The vehemence of the English response to the Bairstow stumping, and the cold blood of the hypocrisy of Bairstow, Broad and McCullum, and the sheer vulgarity of the MCC, suggest that most of this nonsense has little to do with cricket. 

In his column, Nick Bryant, who is English, said that booing in sport is a confession of self-defeat, and that after the disaster of Brexit, the English nation badly needs a win. 

I agree on both counts.

Well, the lynch mob in the Long Room are just the people who gave England Boris Johnson, Michael Grove, and Jacob Rees-Mogg, and who got into bed with Nigel Farage.  (It would be best to pass over some other disasters in silence.) 

The better people are now courting the mob in the outer in the way they did with Farage and the Red Wall.

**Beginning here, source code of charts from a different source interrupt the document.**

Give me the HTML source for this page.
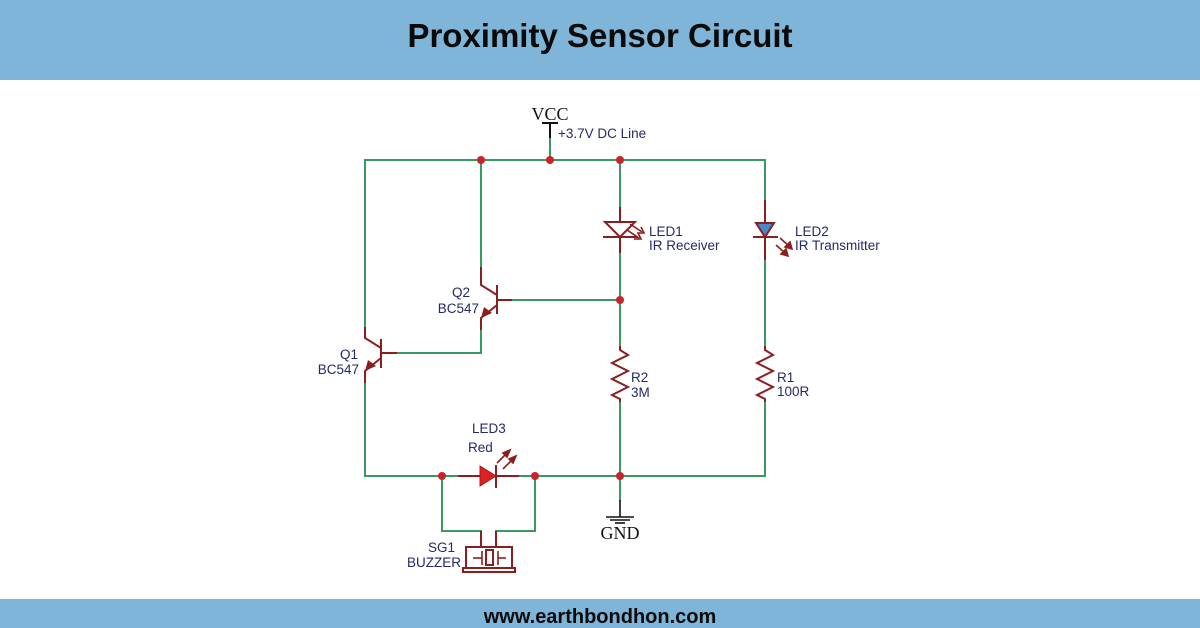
<!DOCTYPE html>
<html>
<head>
<meta charset="utf-8">
<style>
  html,body{margin:0;padding:0;background:#fff;}
  body{width:1200px;height:628px;overflow:hidden;position:relative;}
  .hdr{position:absolute;left:0;top:0;width:1200px;height:80px;background:#7eb5d8;}
  .ftr{position:absolute;left:0;top:599px;width:1200px;height:29px;background:#7eb5d8;}
  svg{position:absolute;left:0;top:0;}
</style>
</head>
<body>
<div class="hdr"></div>
<div class="ftr"></div>
<svg width="1200" height="628" viewBox="0 0 1200 628" xmlns="http://www.w3.org/2000/svg">
  <!-- Title -->
  <text x="600" y="47" text-anchor="middle" font-family="Liberation Sans, Arial, sans-serif" font-weight="bold" font-size="33" fill="#0a0a0a">Proximity Sensor Circuit</text>
  <text x="600" y="623" text-anchor="middle" font-family="Liberation Sans, Arial, sans-serif" font-weight="bold" font-size="20" fill="#0a0a0a">www.earthbondhon.com</text>

  <!-- Wires (green) -->
  <g stroke="#3a9960" stroke-width="2" fill="none" stroke-linecap="square">
    <!-- top rail -->
    <polyline points="365,327 365,160 765,160 765,200"/>
    <line x1="550" y1="138" x2="550" y2="160"/>
    <!-- Q2 collector -->
    <line x1="481" y1="160" x2="481" y2="267"/>
    <!-- LED1 column -->
    <line x1="620" y1="160" x2="620" y2="207"/>
    <line x1="620" y1="253" x2="620" y2="346"/>
    <!-- Q2 base -->
    <line x1="512" y1="300" x2="620" y2="300"/>
    <!-- Q2 emitter to Q1 base -->
    <polyline points="481,330 481,353 397,353"/>
    <!-- Q1 emitter down -->
    <polyline points="365,383 365,476 458,476"/>
    <!-- LED3 right to rail -->
    <line x1="519" y1="476" x2="765" y2="476"/>
    <line x1="765" y1="402" x2="765" y2="476"/>
    <line x1="620" y1="402" x2="620" y2="476"/>
    <line x1="620" y1="476" x2="620" y2="500"/>
    <!-- LED2 column -->
    <line x1="765" y1="260" x2="765" y2="346"/>
    <!-- buzzer wires -->
    <polyline points="442,476 442,531 481,531"/>
    <polyline points="535,476 535,531 496,531"/>
  </g>

  <!-- VCC symbol -->
  <g stroke="#111" stroke-width="2" fill="none">
    <line x1="542" y1="123" x2="558" y2="123"/>
    <line x1="550" y1="123" x2="550" y2="138"/>
  </g>
  <text x="550" y="120" text-anchor="middle" font-family="Liberation Serif, Times New Roman, serif" font-size="18" fill="#111">VCC</text>

  <!-- GND symbol -->
  <g stroke="#111" stroke-width="1.6" fill="none">
    <line x1="620" y1="500" x2="620" y2="517"/>
    <line x1="606" y1="517" x2="634" y2="517"/>
    <line x1="610" y1="520" x2="630" y2="520"/>
    <line x1="615" y1="523" x2="625" y2="523"/>
  </g>
  <text x="620" y="539" text-anchor="middle" font-family="Liberation Serif, Times New Roman, serif" font-size="18" fill="#111">GND</text>

  <!-- Components (dark red) -->
  <g stroke="#8b1e1e" stroke-width="2" fill="none" stroke-linejoin="miter">
    <!-- Q2 -->
    <polyline points="481,267 481,285 497,295"/>
    <line x1="497" y1="285" x2="497" y2="314"/>
    <line x1="497" y1="300" x2="512" y2="300"/>
    <polyline points="497,305 481,318 481,330"/>
    <!-- Q1 -->
    <polyline points="365,327 365,338 381,348"/>
    <line x1="381" y1="339" x2="381" y2="368"/>
    <line x1="381" y1="353" x2="397" y2="353"/>
    <polyline points="381,358 365,371 365,383"/>
    <!-- LED1 (receiver, outline) -->
    <line x1="620" y1="207" x2="620" y2="222"/>
    <polygon points="605,222 635,222 620,237" fill="#fff"/>
    <line x1="603" y1="237" x2="637" y2="237"/>
    <line x1="620" y1="237" x2="620" y2="253"/>
    <!-- LED2 -->
    <line x1="765" y1="200" x2="765" y2="223"/>
    <polygon points="756,223 774,223 765,237" fill="#4a86c8"/>
    <line x1="753" y1="237" x2="778" y2="237"/>
    <line x1="765" y1="237" x2="765" y2="260"/>
    <!-- R2 -->
    <polyline points="620,346 620,350 628,355 612,363 628,371 612,379 628,387 612,395 620,399 620,402"/>
    <!-- R1 -->
    <polyline points="765,346 765,350 773,355 757,363 773,371 757,379 773,387 757,395 765,399 765,402"/>
    <!-- LED3 -->
    <line x1="458" y1="476" x2="480" y2="476"/>
    <line x1="496" y1="476" x2="519" y2="476"/>
    <line x1="496" y1="465" x2="496" y2="488"/>
    <!-- buzzer -->
    <line x1="481" y1="531" x2="481" y2="547"/>
    <line x1="496" y1="531" x2="496" y2="547"/>
    <rect x="466" y="547" width="46" height="21"/>
    <rect x="463" y="568" width="52" height="4"/>
    <rect x="486" y="550" width="7" height="15"/>
    <line x1="482" y1="551" x2="482" y2="565" stroke-width="1.6"/>
    <line x1="498" y1="551" x2="498" y2="565" stroke-width="1.6"/>
    <line x1="473" y1="558" x2="482" y2="558" stroke-width="1.6"/>
    <line x1="498" y1="558" x2="506" y2="558" stroke-width="1.6"/>
  </g>

  <!-- transistor arrows -->
  <polygon points="481,318 484,307 492,313" fill="#8b1e1e"/>
  <polygon points="365,371 368,360 376,366" fill="#8b1e1e"/>

  <!-- LED3 triangle -->
  <polygon points="480,466 480,486 496,476" fill="#e02020" stroke="#a01818" stroke-width="1"/>
  <!-- LED3 arrows -->
  <g stroke="#8b1e1e" stroke-width="1.6" fill="#8b1e1e">
    <line x1="497" y1="463" x2="507" y2="453"/>
    <polygon points="510,450 503,453 507,457"/>
    <line x1="503" y1="469" x2="513" y2="459"/>
    <polygon points="516,456 509,459 513,463"/>
  </g>

  <!-- LED1 arrows (outline-ish) -->
  <g stroke="#8b1e1e" stroke-width="1.6" fill="none">
    <line x1="630" y1="224" x2="642" y2="232"/>
    <polyline points="637,233 644,233 641,227"/>
    <line x1="627" y1="230" x2="639" y2="238"/>
    <polyline points="634,239 641,239 638,233"/>
  </g>
  <!-- LED2 arrows -->
  <g stroke="#8b1e1e" stroke-width="1.6" fill="#8b1e1e">
    <line x1="780" y1="238" x2="789" y2="246"/>
    <polygon points="792,249 785,247 790,242"/>
    <line x1="776" y1="245" x2="785" y2="253"/>
    <polygon points="788,256 781,254 786,249"/>
  </g>

  <!-- Junction dots -->
  <g fill="#cc2229">
    <circle cx="481" cy="160" r="4"/>
    <circle cx="550" cy="160" r="4"/>
    <circle cx="620" cy="160" r="4"/>
    <circle cx="620" cy="300" r="4"/>
    <circle cx="620" cy="476" r="4"/>
    <circle cx="442" cy="476" r="4"/>
    <circle cx="535" cy="476" r="4"/>
  </g>

  <!-- Labels -->
  <g font-family="Liberation Sans, Arial, sans-serif" font-size="13.5" fill="#25296b">
    <text x="558" y="138">+3.7V DC Line</text>
    <text x="649" y="236">LED1</text>
    <text x="649" y="250">IR Receiver</text>
    <text x="795" y="236">LED2</text>
    <text x="795" y="250">IR Transmitter</text>
    <text x="470" y="297" text-anchor="end">Q2</text>
    <text x="479" y="313" text-anchor="end">BC547</text>
    <text x="358" y="359" text-anchor="end">Q1</text>
    <text x="359" y="374" text-anchor="end">BC547</text>
    <text x="631" y="382">R2</text>
    <text x="631" y="397">3M</text>
    <text x="777" y="382">R1</text>
    <text x="777" y="396">100R</text>
    <text x="472" y="433">LED3</text>
    <text x="468" y="452">Red</text>
    <text x="455" y="552" text-anchor="end">SG1</text>
    <text x="461" y="567" text-anchor="end">BUZZER</text>
  </g>
</svg>
</body>
</html>
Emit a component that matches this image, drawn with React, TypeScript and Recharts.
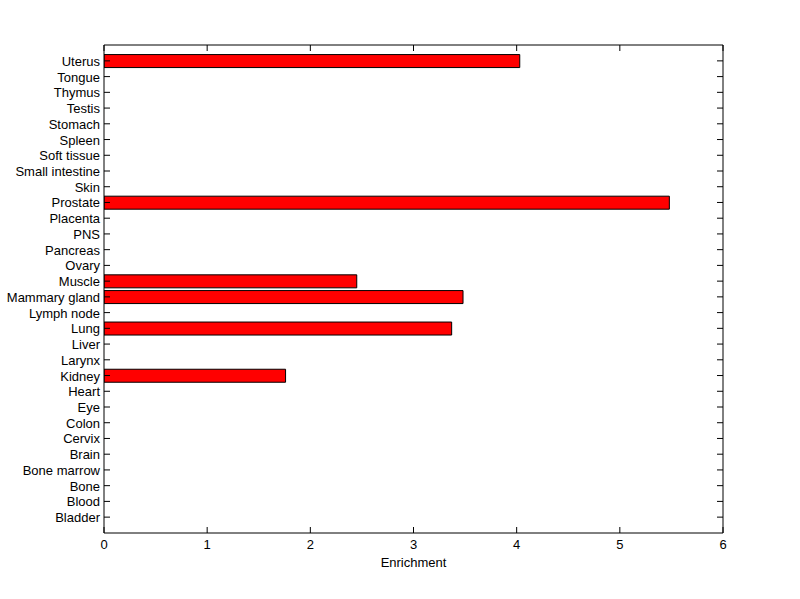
import { Bar, ComposedChart, Line, XAxis, YAxis } from "recharts";

const tissues = [
  "Bladder", "Blood", "Bone", "Bone marrow", "Brain", "Cervix", "Colon", "Eye", "Heart", "Kidney",
  "Larynx", "Liver", "Lung", "Lymph node", "Mammary gland", "Muscle", "Ovary", "Pancreas", "PNS", "Placenta",
  "Prostate", "Skin", "Small intestine", "Soft tissue", "Spleen", "Stomach", "Testis", "Thymus", "Tongue", "Uterus",
];
const enrichment = [
  0, 0, 0, 0, 0, 0, 0, 0, 0, 1.76,
  0, 0, 3.37, 0, 3.48, 2.45, 0, 0, 0, 0,
  5.48, 0, 0, 0, 0, 0, 0, 0, 0, 4.03,
];
const xTicks = [0, 1, 2, 3, 4, 5, 6];

const data = tissues.map((name, i) => ({ name, value: enrichment[i] }));

const FONT = "'Liberation Sans', Arial, Helvetica, sans-serif";
const FS = 13;
const TICK = 6;

function BottomTick({ x, y, payload }: any) {
  return (
    <g>
      <line x1={x} y1={y} x2={x} y2={y - TICK} stroke="#000" />
      <text x={x} y={y + 16} textAnchor="middle" fontSize={FS} fontFamily={FONT} fill="#000">{payload.value}</text>
    </g>
  );
}
function TopTick({ x, y }: any) {
  return <line x1={x} y1={y} x2={x} y2={y + TICK} stroke="#000" />;
}
function LeftTick({ x, y, payload }: any) {
  return (
    <g>
      <line x1={x} y1={y} x2={x + TICK} y2={y} stroke="#000" />
      <text x={x - 4} y={y + 5} textAnchor="end" fontSize={FS} fontFamily={FONT} fill="#000">{payload.value}</text>
    </g>
  );
}
function RightTick({ x, y }: any) {
  return <line x1={x} y1={y} x2={x - TICK} y2={y} stroke="#000" />;
}

export default function App() {
  return (
    <div style={{ position: "absolute", left: 0, top: 0, background: "#fff" }}>
      <ComposedChart
        width={800}
        height={599}
        data={data}
        layout="vertical"
        barCategoryGap="10%"
        margin={{ top: 44, right: 76, bottom: 26, left: 4 }}
      >
        <XAxis
          xAxisId="bottom"
          type="number"
          domain={[0, 6]}
          ticks={xTicks}
          allowDataOverflow
          height={40}
          tickSize={0}
          tickMargin={0}
          tick={<BottomTick />}
          axisLine={{ stroke: "#000" }}
          label={{ value: "Enrichment", position: "insideBottom", offset: 6, fontSize: FS, fontFamily: FONT, fill: "#000" }}
        />
        <XAxis
          xAxisId="top"
          orientation="top"
          type="number"
          domain={[0, 6]}
          ticks={xTicks}
          allowDataOverflow
          height={1}
          tickSize={0}
          tickMargin={0}
          tick={<TopTick />}
          axisLine={{ stroke: "#000" }}
        />
        <YAxis
          yAxisId="left"
          type="category"
          dataKey="name"
          reversed
          interval={0}
          width={100}
          padding={{ top: 8, bottom: 8 }}
          tickSize={0}
          tickMargin={0}
          tick={<LeftTick />}
          axisLine={{ stroke: "#000" }}
        />
        <YAxis
          yAxisId="right"
          orientation="right"
          type="category"
          dataKey="name"
          reversed
          interval={0}
          width={1}
          padding={{ top: 8, bottom: 8 }}
          tickSize={0}
          tickMargin={0}
          tick={<RightTick />}
          axisLine={{ stroke: "#000" }}
        />
        <Bar
          xAxisId="bottom"
          yAxisId="left"
          dataKey="value"
          fill="#ff0000"
          stroke="#000"
          strokeWidth={1}
          isAnimationActive={false}
        />
        <Line
          xAxisId="top"
          yAxisId="right"
          dataKey="value"
          stroke="none"
          dot={false}
          activeDot={false}
          legendType="none"
          isAnimationActive={false}
        />
      </ComposedChart>
    </div>
  );
}
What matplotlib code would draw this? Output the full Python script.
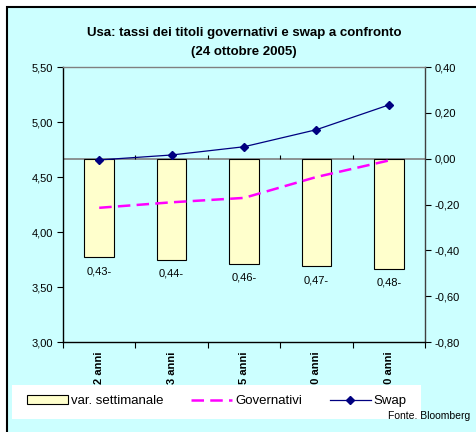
import numpy as np
import matplotlib
matplotlib.use('Agg')
import matplotlib.pyplot as plt
from matplotlib.patches import Rectangle
from matplotlib.lines import Line2D
from matplotlib.ticker import FuncFormatter, MultipleLocator

plt.rcParams['font.family'] = ['Liberation Sans', 'DejaVu Sans']

# dati
categorie = ['2 anni', '3 anni', '5 anni', '10 anni', '30 anni']
var_settimanale = [-0.43, -0.44, -0.46, -0.47, -0.48]   # asse destro
governativi = [4.22, 4.27, 4.31, 4.50, 4.65]            # asse sinistro
swap = [4.655, 4.70, 4.775, 4.93, 5.155]                 # asse sinistro

W, H = 477, 432
fig = plt.figure(figsize=(W / 100, H / 100), dpi=100)
fig.patch.set_facecolor('white')

# sfondo azzurro con bordo nero (solo sinistra/alto visibili)
sfondo = Rectangle((7 / W, -0.1), 1.2, 1 - 7 / H + 0.1, transform=fig.transFigure,
                   facecolor='#CCFFFF', edgecolor='black', lw=1.5, zorder=-10)
fig.patches.append(sfondo)

ax = fig.add_axes([63 / W, 1 - 342 / H, 362 / W, 275 / H])
ax2 = ax.twinx()
ax.set_zorder(2)
ax2.set_zorder(1)
ax.patch.set_visible(False)
ax2.patch.set_visible(False)

x = np.arange(len(categorie))


def fmt(v, pos=None):
    return '{:.2f}'.format(v).replace('.', ',')


# barre: variazione settimanale (asse destro)
ax2.bar(x, var_settimanale, width=0.41, color='#FFFFCC', edgecolor='black', lw=0.8, zorder=2)
ax2.axhline(0, color='#808080', lw=1.2, zorder=1)
ax2.vlines(np.arange(1, len(categorie)) - 0.5, 0, 0.014, color='black', lw=0.8, zorder=1)
for xi, v in zip(x, var_settimanale):
    ax2.annotate('{:.2f}-'.format(abs(v)).replace('.', ','), (xi, v), xytext=(0, -10),
                 textcoords='offset points', ha='center', va='center', fontsize=8)

ax2.set_ylim(-0.8, 0.4)
ax2.yaxis.set_major_locator(MultipleLocator(0.2))
ax2.yaxis.set_major_formatter(FuncFormatter(fmt))
ax2.tick_params(axis='y', direction='out', length=4, width=0.8, labelsize=8, pad=3)
for s in ax2.spines.values():
    s.set_visible(False)

# linee (asse sinistro)
ax.plot(x, governativi, color='#FF00FF', lw=1.8, dashes=(5, 2.5), zorder=3)
ax.plot(x, swap, color='#000080', lw=0.9, marker='D', ms=4, zorder=4)

ax.set_xlim(-0.5, len(categorie) - 0.5)
ax.set_ylim(3.0, 5.5)
ax.yaxis.set_major_locator(MultipleLocator(0.5))
ax.yaxis.set_major_formatter(FuncFormatter(fmt))
ax.tick_params(axis='y', direction='out', length=4, width=0.8, labelsize=8, pad=3)

ax.set_xticks(x)
ax.set_xticklabels(categorie, rotation=90, fontweight='bold', fontsize=8)
ax.tick_params(axis='x', which='major', length=0, pad=7)
ax.set_xticks(np.arange(len(categorie) + 1) - 0.5, minor=True)
ax.tick_params(axis='x', which='minor', direction='out', length=4, width=0.8)

ax.spines['left'].set_color('black')
ax.spines['bottom'].set_color('black')
ax.spines['top'].set_color('#808080')
ax.spines['right'].set_color('#404040')
for s in ax.spines.values():
    s.set_linewidth(1.0)

# titolo
fig.text(244 / W, 1 - 33 / H, 'Usa: tassi dei titoli governativi e swap a confronto',
         ha='center', va='center', fontweight='bold', fontsize=9.5)
fig.text(244 / W, 1 - 52 / H, '(24 ottobre 2005)',
         ha='center', va='center', fontweight='bold', fontsize=9.5)

# legenda
fig.patches.append(Rectangle((12 / W, 1 - 419 / H), 409 / W, 34 / H, transform=fig.transFigure,
                             facecolor='white', edgecolor='none', zorder=4))
handles = [Rectangle((0, 0), 1, 1, facecolor='#FFFFCC', edgecolor='black', lw=0.8),
           Line2D([], [], color='#FF00FF', lw=1.8, dashes=(5, 2.5)),
           Line2D([], [], color='#000080', lw=0.9, marker='D', ms=4)]
leg = fig.legend(handles, ['var. settimanale', 'Governativi', 'Swap'], loc='center left',
                 bbox_to_anchor=(27 / W, 1 - 401 / H), ncol=3, frameon=False, borderpad=0,
                 borderaxespad=0, fontsize=9.5, handlelength=3.1, handleheight=0.68,
                 handletextpad=0.23, columnspacing=2.1)
leg.set_zorder(5)

fig.text(470 / W, 1 - 415.7 / H, 'Fonte. Bloomberg', ha='right', va='center',
         fontsize=7.5, zorder=6)

fig.savefig('out.png', dpi=100)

But it is one thing for the Hottentots to spit bile on the terraces of Manchester United.  It is altogether a different thing for the Tory tribal elders to do so at Lord’s.

Underlying both failings is the born-to-rule sense of entitlement of a caste that now has as much use as Childe Harry and Megan.  Sorry, Boys, but after Mafeking was relieved, there was that sad fiasco at Gallipoli, and we legislated to force the MCC here to accept women as members two generations back, now.  Putting women in the Long Room should be a step toward civility, if not civilisation. 

Curiously, it was the fallen idol of Eton and Oxford who put his finger on the issue in his petulant remarks on leaving number 10.  He said that ‘the herd instinct is powerful, and when the herd moves, it moves.’  Unusually for Boris, he got that right.

Stuart Broad – MBE, if you please – resembles Boris so much.  They somehow think that the world owes them a living because they are so pretty, and they can do so much.  You would think they run the joint. 

But if you wanted to know what public service means, the last person you would ask would be Boris Johnson.  And if you wanted to know what the ‘spirit of cricket’ might mean, the last person you would ask is Stuart Broad.  Since he nicked the ball to first slip, and refused to walk, he has been public enemy number one.  Stuart thinks that’s bonzer.  He is noticed.  He is England’s answer to Scaramouche.  Who needs mere cricket?

The worrying thing is that at least the Stark catch that was denied shows that the laws need attention.  We are not talking about the ‘spiritual’ here.  We are talking about the logic of ball games.  The present rule was designed for letter-of-the-law nit-pickers who live for TV replays – that are killing so much sport.

The worry is that this is a matter for the egg and bacon brigade.  It is curious that we are yet to hear the response that a judge gave to counsel that is I think in the Year Books – at about, say, the end of the fourteenth century.  It was , as I recall, to this effect: ‘Don’t tell us what the laws mean – we made them.’

And they’re on your heads, chaps.

Cricket – MCC – snobbery – bad laws – bad manners.